§ **Short problem**
Count lines, not occurrences: give the number of lines holding the word "this", and nothing besides.

§ **Extracted data**

===============

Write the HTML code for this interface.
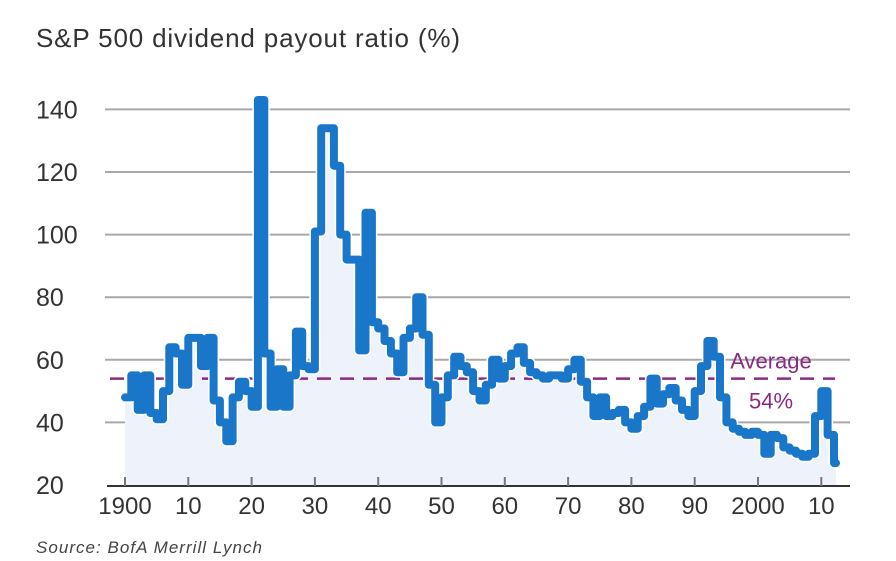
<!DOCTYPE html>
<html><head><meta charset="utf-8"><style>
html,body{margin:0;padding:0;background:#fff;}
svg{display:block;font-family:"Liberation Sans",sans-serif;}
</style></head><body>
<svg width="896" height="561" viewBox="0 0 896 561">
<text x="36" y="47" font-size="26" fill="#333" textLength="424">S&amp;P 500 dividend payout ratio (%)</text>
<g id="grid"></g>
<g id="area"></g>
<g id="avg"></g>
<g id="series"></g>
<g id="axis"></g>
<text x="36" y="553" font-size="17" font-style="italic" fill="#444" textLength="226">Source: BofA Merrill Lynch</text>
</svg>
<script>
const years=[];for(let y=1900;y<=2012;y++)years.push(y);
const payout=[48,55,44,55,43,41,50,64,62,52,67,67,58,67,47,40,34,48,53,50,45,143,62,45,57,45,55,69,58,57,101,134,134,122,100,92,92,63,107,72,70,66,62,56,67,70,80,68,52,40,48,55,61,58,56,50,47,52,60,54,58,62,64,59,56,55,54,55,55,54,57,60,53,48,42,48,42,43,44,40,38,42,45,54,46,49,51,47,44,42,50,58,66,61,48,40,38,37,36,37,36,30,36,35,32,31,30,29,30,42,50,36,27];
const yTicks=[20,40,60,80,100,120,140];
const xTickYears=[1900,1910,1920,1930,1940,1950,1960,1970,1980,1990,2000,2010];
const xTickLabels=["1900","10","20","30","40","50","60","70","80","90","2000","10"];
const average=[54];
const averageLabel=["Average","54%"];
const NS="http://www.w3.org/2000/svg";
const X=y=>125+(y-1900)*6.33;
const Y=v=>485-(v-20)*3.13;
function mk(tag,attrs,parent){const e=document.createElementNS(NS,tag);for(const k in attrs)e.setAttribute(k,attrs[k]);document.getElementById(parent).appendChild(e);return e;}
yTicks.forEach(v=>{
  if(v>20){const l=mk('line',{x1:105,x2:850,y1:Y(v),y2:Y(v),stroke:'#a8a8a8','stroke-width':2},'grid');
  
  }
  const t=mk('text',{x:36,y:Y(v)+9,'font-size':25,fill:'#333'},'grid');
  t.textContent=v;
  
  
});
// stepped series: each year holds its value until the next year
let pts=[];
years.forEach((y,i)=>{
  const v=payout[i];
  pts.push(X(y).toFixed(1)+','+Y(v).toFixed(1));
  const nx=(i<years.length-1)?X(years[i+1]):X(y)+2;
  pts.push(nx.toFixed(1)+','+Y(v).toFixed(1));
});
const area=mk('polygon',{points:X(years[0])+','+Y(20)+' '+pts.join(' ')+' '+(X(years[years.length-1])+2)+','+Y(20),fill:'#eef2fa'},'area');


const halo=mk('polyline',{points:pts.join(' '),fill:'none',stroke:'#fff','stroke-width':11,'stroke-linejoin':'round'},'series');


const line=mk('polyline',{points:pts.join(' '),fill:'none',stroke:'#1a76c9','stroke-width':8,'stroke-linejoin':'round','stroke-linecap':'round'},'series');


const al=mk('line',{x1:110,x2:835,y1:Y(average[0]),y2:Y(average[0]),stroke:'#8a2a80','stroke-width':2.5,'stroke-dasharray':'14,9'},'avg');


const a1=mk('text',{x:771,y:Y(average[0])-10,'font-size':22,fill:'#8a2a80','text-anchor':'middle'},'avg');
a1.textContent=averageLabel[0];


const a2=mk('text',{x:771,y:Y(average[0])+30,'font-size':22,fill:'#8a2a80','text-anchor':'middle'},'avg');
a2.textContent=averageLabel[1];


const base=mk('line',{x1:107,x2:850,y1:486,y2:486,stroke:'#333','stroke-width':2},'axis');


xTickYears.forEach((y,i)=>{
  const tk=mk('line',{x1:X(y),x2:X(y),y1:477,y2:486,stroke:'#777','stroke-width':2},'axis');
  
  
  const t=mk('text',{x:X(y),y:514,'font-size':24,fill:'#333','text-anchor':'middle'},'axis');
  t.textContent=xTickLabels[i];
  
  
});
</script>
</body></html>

===============

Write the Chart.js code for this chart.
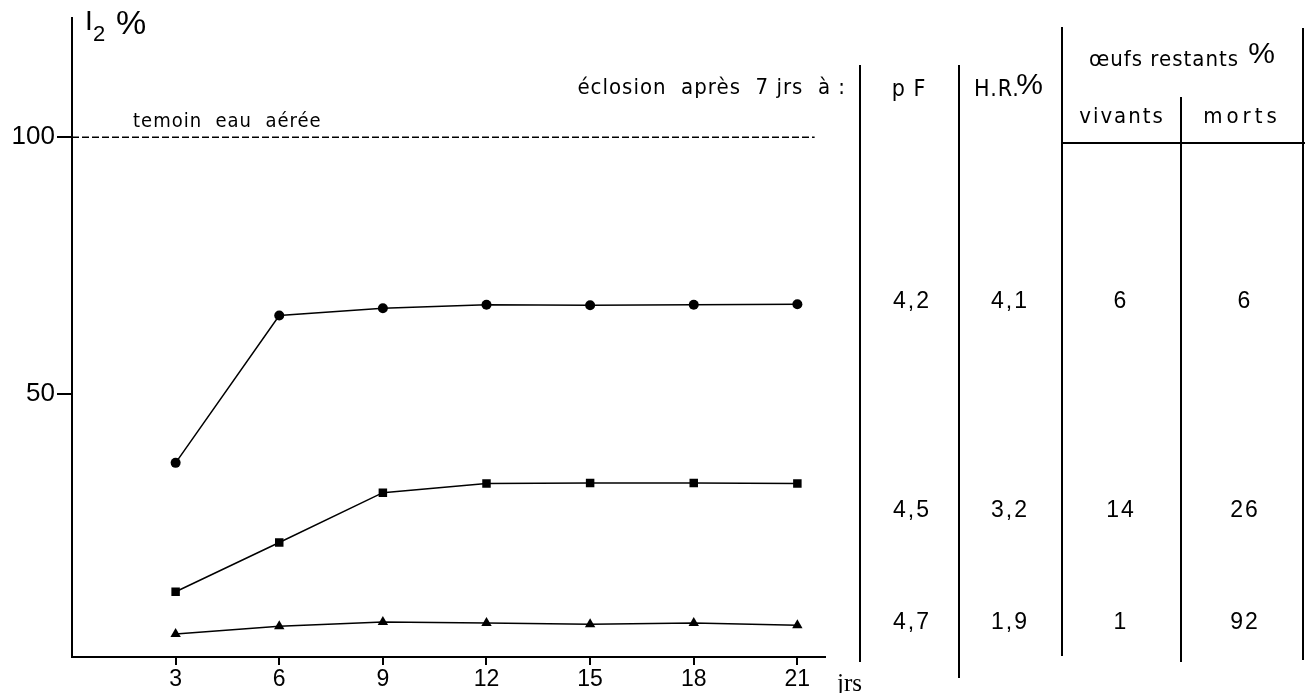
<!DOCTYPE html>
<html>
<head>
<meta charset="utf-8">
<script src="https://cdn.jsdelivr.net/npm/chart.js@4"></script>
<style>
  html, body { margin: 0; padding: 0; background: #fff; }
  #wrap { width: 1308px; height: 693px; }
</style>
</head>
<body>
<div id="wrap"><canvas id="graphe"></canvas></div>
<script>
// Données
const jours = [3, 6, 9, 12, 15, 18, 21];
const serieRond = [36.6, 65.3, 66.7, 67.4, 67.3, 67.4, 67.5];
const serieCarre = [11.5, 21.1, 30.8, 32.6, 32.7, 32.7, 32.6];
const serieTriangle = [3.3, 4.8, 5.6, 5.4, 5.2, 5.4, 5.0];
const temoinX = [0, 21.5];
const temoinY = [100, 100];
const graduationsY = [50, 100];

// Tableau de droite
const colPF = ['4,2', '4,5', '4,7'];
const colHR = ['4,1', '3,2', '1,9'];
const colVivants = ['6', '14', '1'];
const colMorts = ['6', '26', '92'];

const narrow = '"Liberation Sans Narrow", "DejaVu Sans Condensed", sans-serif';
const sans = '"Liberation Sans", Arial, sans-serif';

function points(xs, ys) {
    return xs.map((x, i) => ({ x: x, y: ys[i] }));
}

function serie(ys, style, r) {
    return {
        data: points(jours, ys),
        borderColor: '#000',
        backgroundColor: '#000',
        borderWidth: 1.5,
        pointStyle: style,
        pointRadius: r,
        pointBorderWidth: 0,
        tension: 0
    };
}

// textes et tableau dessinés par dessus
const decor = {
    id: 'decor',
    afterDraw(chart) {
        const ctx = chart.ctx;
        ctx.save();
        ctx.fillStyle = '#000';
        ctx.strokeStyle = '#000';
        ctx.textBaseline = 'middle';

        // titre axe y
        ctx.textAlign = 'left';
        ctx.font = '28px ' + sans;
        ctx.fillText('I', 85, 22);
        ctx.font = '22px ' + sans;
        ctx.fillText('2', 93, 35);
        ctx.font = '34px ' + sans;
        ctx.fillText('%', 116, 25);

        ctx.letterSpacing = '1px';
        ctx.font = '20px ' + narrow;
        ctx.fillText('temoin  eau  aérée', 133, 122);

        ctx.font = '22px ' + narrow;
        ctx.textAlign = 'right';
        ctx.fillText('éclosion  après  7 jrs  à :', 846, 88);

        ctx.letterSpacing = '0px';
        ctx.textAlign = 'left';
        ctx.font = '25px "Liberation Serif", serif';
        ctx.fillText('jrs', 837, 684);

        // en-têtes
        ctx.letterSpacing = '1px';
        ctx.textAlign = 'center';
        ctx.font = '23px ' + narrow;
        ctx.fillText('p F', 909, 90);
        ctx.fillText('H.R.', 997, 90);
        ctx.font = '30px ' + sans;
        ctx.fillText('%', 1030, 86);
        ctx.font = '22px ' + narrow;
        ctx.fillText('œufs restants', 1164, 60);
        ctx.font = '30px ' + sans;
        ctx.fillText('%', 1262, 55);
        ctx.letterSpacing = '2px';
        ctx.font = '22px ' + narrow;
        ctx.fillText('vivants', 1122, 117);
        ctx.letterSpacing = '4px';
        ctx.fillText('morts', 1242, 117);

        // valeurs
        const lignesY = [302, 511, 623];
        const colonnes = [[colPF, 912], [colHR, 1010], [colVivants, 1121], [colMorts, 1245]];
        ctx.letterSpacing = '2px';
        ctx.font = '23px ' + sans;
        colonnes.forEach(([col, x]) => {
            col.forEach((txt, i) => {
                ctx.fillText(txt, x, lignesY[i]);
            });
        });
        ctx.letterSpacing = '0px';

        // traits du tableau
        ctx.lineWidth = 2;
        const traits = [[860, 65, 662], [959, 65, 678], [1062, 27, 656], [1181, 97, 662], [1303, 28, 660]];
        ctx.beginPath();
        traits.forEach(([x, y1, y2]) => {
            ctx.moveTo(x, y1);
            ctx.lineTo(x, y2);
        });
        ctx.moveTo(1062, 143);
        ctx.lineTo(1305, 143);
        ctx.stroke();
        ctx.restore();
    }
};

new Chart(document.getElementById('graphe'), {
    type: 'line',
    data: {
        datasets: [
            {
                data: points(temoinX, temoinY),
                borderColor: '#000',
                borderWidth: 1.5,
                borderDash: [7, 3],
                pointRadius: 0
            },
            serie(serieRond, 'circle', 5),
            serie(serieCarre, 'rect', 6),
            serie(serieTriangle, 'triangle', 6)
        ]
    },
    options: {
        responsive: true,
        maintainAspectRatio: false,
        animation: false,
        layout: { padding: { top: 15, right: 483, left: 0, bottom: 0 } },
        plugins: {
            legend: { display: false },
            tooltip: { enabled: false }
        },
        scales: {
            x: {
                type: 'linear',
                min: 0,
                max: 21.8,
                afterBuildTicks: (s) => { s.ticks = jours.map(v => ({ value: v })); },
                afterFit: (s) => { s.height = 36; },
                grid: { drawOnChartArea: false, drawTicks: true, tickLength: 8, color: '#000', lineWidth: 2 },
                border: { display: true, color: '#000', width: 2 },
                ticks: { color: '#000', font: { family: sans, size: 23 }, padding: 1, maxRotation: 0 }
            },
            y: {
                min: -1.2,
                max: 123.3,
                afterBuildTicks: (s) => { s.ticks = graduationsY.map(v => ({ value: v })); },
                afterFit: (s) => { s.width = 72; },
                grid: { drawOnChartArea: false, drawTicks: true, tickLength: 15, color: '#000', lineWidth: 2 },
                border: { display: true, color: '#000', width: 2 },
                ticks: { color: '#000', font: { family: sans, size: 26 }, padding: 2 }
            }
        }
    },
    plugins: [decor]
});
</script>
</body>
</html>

===============

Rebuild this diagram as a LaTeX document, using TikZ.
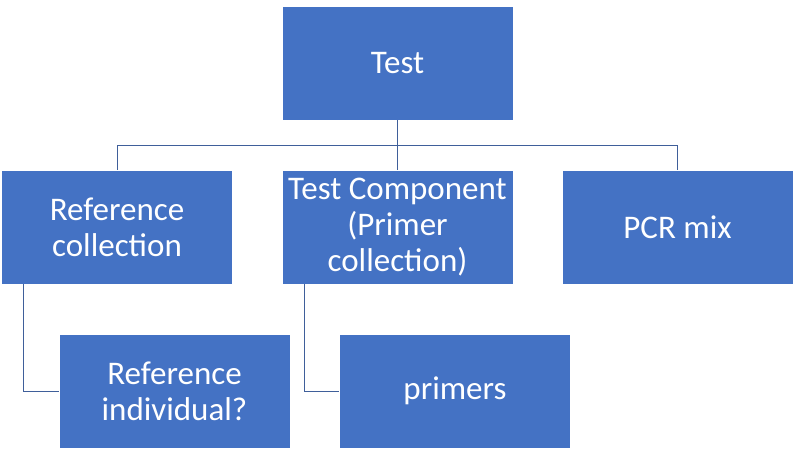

===============

§ **Answer in full**
3